Tel est l’enseignement d’un arrêt rendu par la Chambre commerciale de la Cour de cassation le 22 janvier 2020 (Cass. com., 22 janvier 2020, n° 18-21.647, F-P+B N° Lexbase : A58963CD).
L’affaire. Une banque a consenti à une société un prêt garanti par un nantissement sur les comptes bancaires dont cette société était titulaire dans ses livres. L’emprunteuse ayant été mise en redressement judiciaire, l’administrateur a demandé à la banque de procéder au virement vers une autre banque des sommes figurant sur les comptes bancaires de la débitrice. Se prévalant du nantissement, la banque a refusé de faire droit à cette demande, a déclaré sa créance et isolé au crédit d'un sous-compte «fonds bloqués» les fonds figurant sur les comptes de la débitrice. C’est dans ces circonstances qu’un arrêt d’appel (CA Paris, Pôle 1, 2ème ch., 21 juin 2018, n° 17/18226 N° Lexbase : A7662XUC) a enjoint à la banque de libérer, sous astreinte, les sommes constituant les soldes créditeurs des comptes ouverts dans ses livres au nom de la débitrice et d'exécuter sans délai les ordres de virement qu’elle lui adressera au profit de l’autre banque. La banque prêteuse a donc formé un pourvoi en cassation
La décision. La Cour de cassation approuve en tous points la cour d’appel. Elle rappelle que les règles relatives aux procédures collectives sont d'ordre public. En outre, selon l'article 2287 du Code civil (N° Lexbase : L1115HI7), les dispositions relatives aux sûretés ne font pas obstacle à l'application des règles prévues en matière d'ouverture d'une procédure de sauvegarde, de redressement judiciaire ou de liquidation judiciaire. Par ailleurs, l'article 2360 du même code (N° Lexbase : L1187HIS) concerne l'assiette de la garantie que pourra faire valoir le créancier dans le cadre de sa déclaration de créance. Ainsi, reprenant la solution précitée telle qu’elle ressort de l’arrêt d’appel, la Haute juridiction rejette le pourvoi (cf. l’Ouvrage «Entreprises en difficulté» N° Lexbase : E9999ETI).

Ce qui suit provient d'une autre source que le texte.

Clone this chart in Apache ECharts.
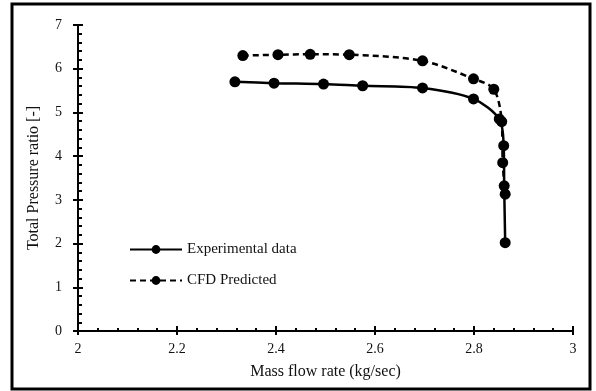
<!DOCTYPE html>
<html>
<head>
<meta charset="utf-8">
<script src="https://cdn.jsdelivr.net/npm/echarts@6/dist/echarts.min.js"></script>
<style>
  html, body { margin: 0; padding: 0; background: #fff; }
  #chart { width: 596px; height: 391px; }
</style>
</head>
<body>
<div id="chart"></div>
<script>
// Compressor map: total pressure ratio vs mass flow rate
const expFlow = [2.317, 2.396, 2.496, 2.575, 2.696, 2.799, 2.851, 2.860, 2.861, 2.863];
const expRatio = [5.70, 5.67, 5.65, 5.61, 5.56, 5.31, 4.85, 4.24, 3.32, 2.02];
const cfdFlow = [2.333, 2.404, 2.469, 2.548, 2.696, 2.799, 2.840, 2.856, 2.858, 2.863];
const cfdRatio = [6.30, 6.32, 6.33, 6.32, 6.18, 5.77, 5.53, 4.79, 3.85, 3.13];
const seriesNames = ['Experimental data', 'CFD Predicted'];

const pairs = (xs, ys) => xs.map((x, i) => [x, ys[i]]);
const font = '"Liberation Serif", "Times New Roman", serif';

const chart = echarts.init(document.getElementById('chart'), null, { renderer: 'canvas' });

const baseAxis = {
  axisLine: { show: true, lineStyle: { color: '#000', width: 2 } },
  splitLine: { show: false }
};

chart.setOption({
  backgroundColor: '#fff',
  animation: false,
  textStyle: { fontFamily: font },
  grid: { left: 78, right: 23, top: 25, bottom: 60, containLabel: false },
  graphic: [{
    type: 'rect',
    shape: { x: 12, y: 4, width: 578, height: 385 },
    style: { fill: 'none', stroke: '#000', lineWidth: 3 },
    z: 100
  }],
  legend: {
    orient: 'vertical',
    left: 124,
    top: 237,
    itemWidth: 52,
    itemHeight: 11,
    itemGap: 16,
    data: seriesNames,
    textStyle: { fontFamily: font, fontSize: 15, color: '#111' }
  },
  xAxis: [
    Object.assign({}, baseAxis, {
      type: 'value', min: 2, max: 3, interval: 0.2,
      name: 'Mass flow rate (kg/sec)', nameLocation: 'middle', nameGap: 33,
      nameTextStyle: { fontFamily: font, fontSize: 16, color: '#111' },
      axisTick: { show: true, inside: true, length: 5, lineStyle: { color: '#000', width: 2 } },
      minorTick: { show: true, splitNumber: 5, length: 3, lineStyle: { color: '#000', width: 2 } },
      axisLabel: { fontFamily: font, fontSize: 14, color: '#111', margin: 11,
        formatter: v => String(+v.toFixed(1)) }
    }),
    Object.assign({}, baseAxis, {
      type: 'value', min: 2, max: 3, interval: 0.2, position: 'bottom',
      axisTick: { show: true, inside: false, length: 4, lineStyle: { color: '#000', width: 2 } },
      axisLabel: { show: false }
    })
  ],
  yAxis: [
    Object.assign({}, baseAxis, {
      type: 'value', min: 0, max: 7, interval: 1,
      name: 'Total Pressure ratio [-]', nameLocation: 'middle', nameGap: 36,
      nameTextStyle: { fontFamily: font, fontSize: 16, color: '#111' },
      axisTick: { show: true, inside: true, length: 5, lineStyle: { color: '#000', width: 2 } },
      minorTick: { show: true, splitNumber: 5, length: 4, lineStyle: { color: '#000', width: 2 } },
      axisLabel: { fontFamily: font, fontSize: 14, color: '#111', margin: 16 }
    }),
    Object.assign({}, baseAxis, {
      type: 'value', min: 0, max: 7, interval: 1, position: 'left',
      axisTick: { show: true, inside: false, length: 5, lineStyle: { color: '#000', width: 2 } },
      axisLabel: { show: false }
    })
  ],
  series: [
    {
      name: seriesNames[0], type: 'line', smooth: 0.3,
      data: pairs(expFlow, expRatio),
      symbol: 'circle', symbolSize: 11,
      itemStyle: { color: '#000' },
      lineStyle: { color: '#000', width: 2.5, type: 'solid' },
      z: 3
    },
    {
      name: seriesNames[1], type: 'line', smooth: 0.3,
      data: pairs(cfdFlow, cfdRatio),
      symbol: 'circle', symbolSize: 11,
      itemStyle: { color: '#000' },
      lineStyle: { color: '#000', width: 2.5, type: [6, 4] },
      z: 2
    }
  ]
});
</script>
</body>
</html>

Précisions. L’article L. 622-13 du Code de commerce, applicable au redressement judiciaire par renvoi de l’article L. 631-14, I, du même code (N° Lexbase : L7317IZZ), prévoit qu’aucune résiliation ou résolution d'un contrat en cours ne peut résulter du seul fait de l'ouverture d'une procédure de sauvegarde -ou de redressement. La même règle est prévue pour la liquidation à l’article L. 641-11-1 (N° Lexbase : L3298IC7). La jurisprudence y a logiquement assimilé les clauses de résiliation de plein droit fondées sur l'état de cessation des paiements, puisque le constat d'un tel état conduit à l'ouverture de la procédure (Cass. com., 2 mars 1993, n° 90-21.849, publié N° Lexbase : A5481ABM). Par ailleurs, allant plus loin, la Haute juridiction retient également qu'est interdite toute clause qui modifie les conditions de poursuite d'un contrat en cours en diminuant les droits ou en aggravant les obligations du débiteur du seul fait de sa mise en redressement judiciaire (Cass. com., 14 janvier 2014, n° 12-22.909, F-P+B N° Lexbase : A7900KTR ; lire les obs. de P.-M. Le Corre, N° Lexbase : N0818BUT).